Il tono della delusione in casa leghista l’ha data l’assessore regionale Roberto Marcato. Ha postato su Facebook una scritta bianca su sfondo nero: “Mettiamoci una decima sopra”. Riferimento polemico allo slogan elettorale del generale Vannacci, indipendente nelle liste della Lega, che aveva invitato a tracciare una “decima”, con riferimento alla Decima Mas, struttura militare che ha partecipato alla Repubblica di Salò. La candidatura di Vannacci non è stata digerita dalla base leghista e Zaia aveva preso le distanze dicendo che avrebbe votato (e fatto votare) tre candidati veneti. Nella realtà Vannacci ha surclassato tutti, con 142.475 preferenze, quasi più di tutte quelle che hanno preso gli altri candidati leghisti nella Circoscrizione Nordest. Le reazioni al post di Marcato sono state contrapposte: chi lo ha accusato di denigrare il suo partito, chi gli ha dato ragione, invocando le dimissioni di Matteo Salvini.
Com’è nel suo carattere, Zaia dice e non dice. “La vera vincitrice delle elezioni è Giorgia Meloni, ma come insegnano Renzi e Salvini, che cinque anni fa era arrivato al 49,9 per cento in Veneto, la vera sfida è mantenere i voti”. Cosa farà da grande non lo rivela, trincerandosi dietro la formuletta: “Io continuo a lavorare”. Chi farà il governatore? La Donazzan? “Non dovete chiederlo a me, tutti i maggiorenni possono candidarsi, ciò che accadrà fra due anni è come parlare dell’era glaciale”. Come giudica il successo di Vannacci? “Adesso i politologi avranno da discutere: chi dirà che ha portato voti alla Lega, chi dirà che ne ha fatti perdere…”. E poi una frase che la dice lunga sulle potenzialità che Zaia ritiene ancora di avere: “Io presi il 77 per cento da governatore e se scendo in campo non prendo il 9 per cento…”.

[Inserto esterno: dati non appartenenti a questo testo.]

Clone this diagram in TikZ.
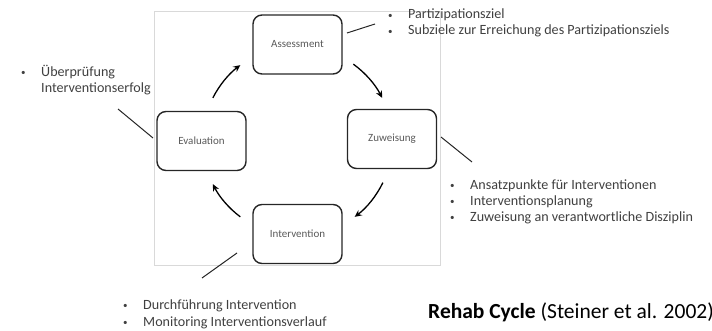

Nessun segnale di scontri con Salvini o contestazioni aperte alla linea del segretario che ha voluto candidare Vannacci, il quale ha cannibalizzato i candidati veneti. E a chi gli chiede un giudizio su Umberto Bossi, che dice di aver votato Forza Italia, replica, gelido: “Bossi ci ha insegnato la coerenza, che è votare Lega”.